§ Problem: Up to and including the line with "co_cens_s = [1.0, 0.954, 0.938, 0.938, 0.881, 0.813, 0.600]", write out the listing from its first line, minus the pictures.

=== Collected data ===

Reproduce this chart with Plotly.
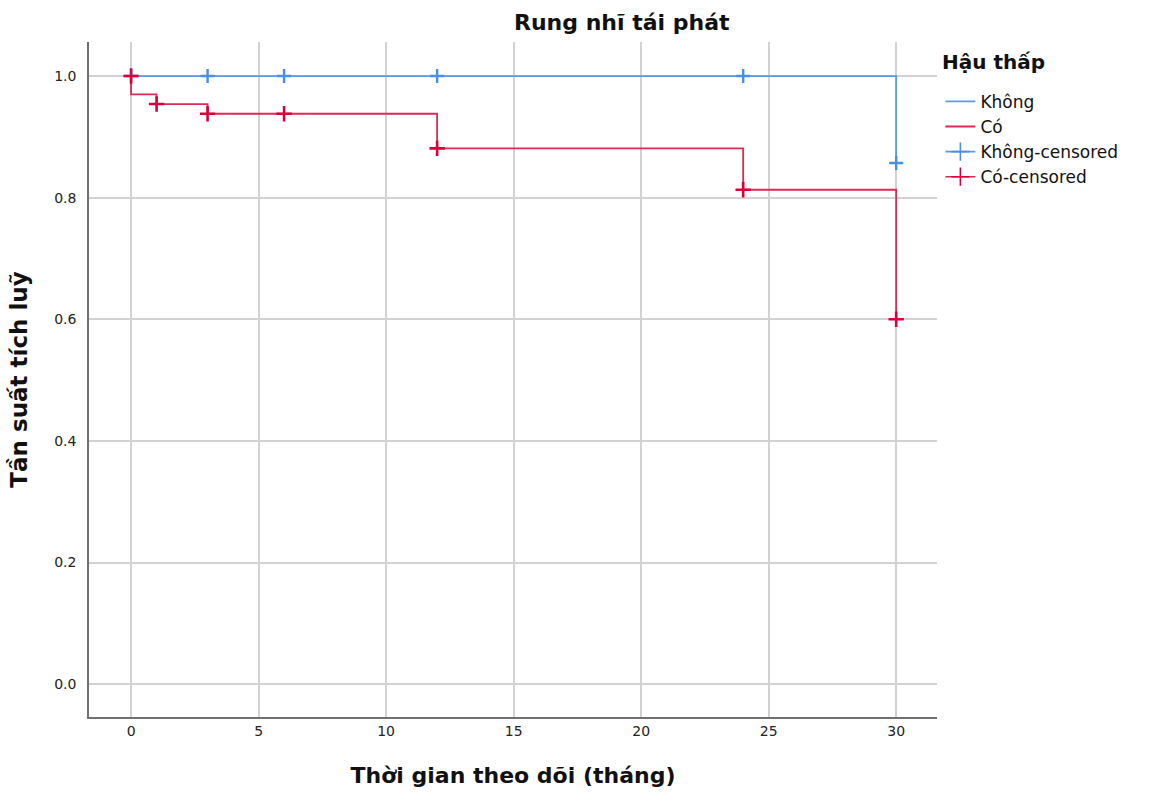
import plotly.graph_objects as go

# Kaplan-Meier step data
khong_t = [0, 30]
khong_s = [1.0, 0.857]
co_t = [0, 0, 1, 3, 12, 24, 30]
co_s = [1.0, 0.970, 0.954, 0.938, 0.881, 0.813, 0.600]

# censored marks
khong_cens_t = [0, 3, 6, 12, 24, 30]
khong_cens_s = [1.0, 1.0, 1.0, 1.0, 1.0, 0.857]
co_cens_t = [0, 1, 3, 6, 12, 24, 30]
co_cens_s = [1.0, 0.954, 0.938, 0.938, 0.881, 0.813, 0.600]

x_ticks = [0, 5, 10, 15, 20, 25, 30]
y_ticks = [0.0, 0.2, 0.4, 0.6, 0.8, 1.0]

BLUE = "#5a9be8"
RED = "#dc2a55"
BLUE_M = "#4a8fe6"
RED_M = "#d9003a"
FONT = "DejaVu Sans"

fig = go.Figure()

fig.add_trace(go.Scatter(x=khong_t, y=khong_s, mode="lines", line_shape="hv",
                         line=dict(color=BLUE, width=1.8), name="Không"))
fig.add_trace(go.Scatter(x=co_t, y=co_s, mode="lines", line_shape="hv",
                         line=dict(color=RED, width=1.8), name="Có"))
fig.add_trace(go.Scatter(x=khong_cens_t, y=khong_cens_s, mode="markers", showlegend=False,
                         marker=dict(symbol="cross-thin", size=10,
                                     line=dict(color=BLUE_M, width=2.4))))
fig.add_trace(go.Scatter(x=co_cens_t, y=co_cens_s, mode="markers", showlegend=False,
                         marker=dict(symbol="cross-thin", size=11,
                                     line=dict(color=RED_M, width=2.6))))
# legend proxies for censored entries
fig.add_trace(go.Scatter(x=[None], y=[None], mode="lines+markers", name="Không-censored",
                         line=dict(color=BLUE, width=1.6),
                         marker=dict(symbol="cross-thin", size=13, line=dict(color=BLUE_M, width=1.6))))
fig.add_trace(go.Scatter(x=[None], y=[None], mode="lines+markers", name="Có-censored",
                         line=dict(color=RED, width=1.6),
                         marker=dict(symbol="cross-thin", size=13, line=dict(color=RED_M, width=1.6))))

fig.update_layout(
    width=1152, height=802,
    margin=dict(l=89, r=215, t=42, b=85),
    paper_bgcolor="white", plot_bgcolor="white",
    font=dict(family=FONT, color="#222222"),
    showlegend=True,
    legend=dict(x=1.004, xanchor="left", y=0.938, yanchor="top",
                font=dict(size=17, color="#111111"),
                tracegroupgap=0, itemwidth=30, bgcolor="rgba(0,0,0,0)"),
    annotations=[
        dict(text="<b>Rung nhĩ tái phát</b>", xref="paper", yref="paper",
             x=0.6285, y=1.0, yshift=20, xanchor="center", yanchor="middle",
             showarrow=False, font=dict(size=22, color="#111111")),
        dict(text="<b>Hậu thấp</b>", xref="paper", yref="paper",
             x=1.0, xshift=3, y=1.0, yshift=-20, xanchor="left", yanchor="middle",
             showarrow=False, font=dict(size=20, color="#111111")),
    ],
)

fig.update_xaxes(
    range=[-1.65, 31.6], tickvals=x_ticks, ticktext=[str(v) for v in x_ticks],
    showgrid=True, gridcolor="#d2d2d2", gridwidth=1.5, zeroline=False,
    showline=True, linecolor="#707070", linewidth=1.5, ticks="",
    tickfont=dict(size=14, color="#222222"),
    title=dict(text="<b>Thời gian theo dõi (tháng)</b>", font=dict(size=22, color="#111111"), standoff=30),
)
fig.update_yaxes(
    range=[-0.054, 1.056], tickvals=y_ticks, ticktext=[f"{v:.1f}" for v in y_ticks],
    showgrid=True, gridcolor="#d2d2d2", gridwidth=1.5, zeroline=False,
    showline=True, linecolor="#707070", linewidth=1.5, ticks="",
    tickfont=dict(size=14, color="#222222"), ticklabelstandoff=8,
    title=dict(text="<b>Tần suất tích luỹ</b>", font=dict(size=23, color="#111111"), standoff=20),
)

fig.write_html("out.html")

===

§ Result below:
Reproduce this chart with Plotly.
import plotly.graph_objects as go

# Kaplan-Meier step data
khong_t = [0, 30]
khong_s = [1.0, 0.857]
co_t = [0, 0, 1, 3, 12, 24, 30]
co_s = [1.0, 0.970, 0.954, 0.938, 0.881, 0.813, 0.600]

# censored marks
khong_cens_t = [0, 3, 6, 12, 24, 30]
khong_cens_s = [1.0, 1.0, 1.0, 1.0, 1.0, 0.857]
co_cens_t = [0, 1, 3, 6, 12, 24, 30]
co_cens_s = [1.0, 0.954, 0.938, 0.938, 0.881, 0.813, 0.600]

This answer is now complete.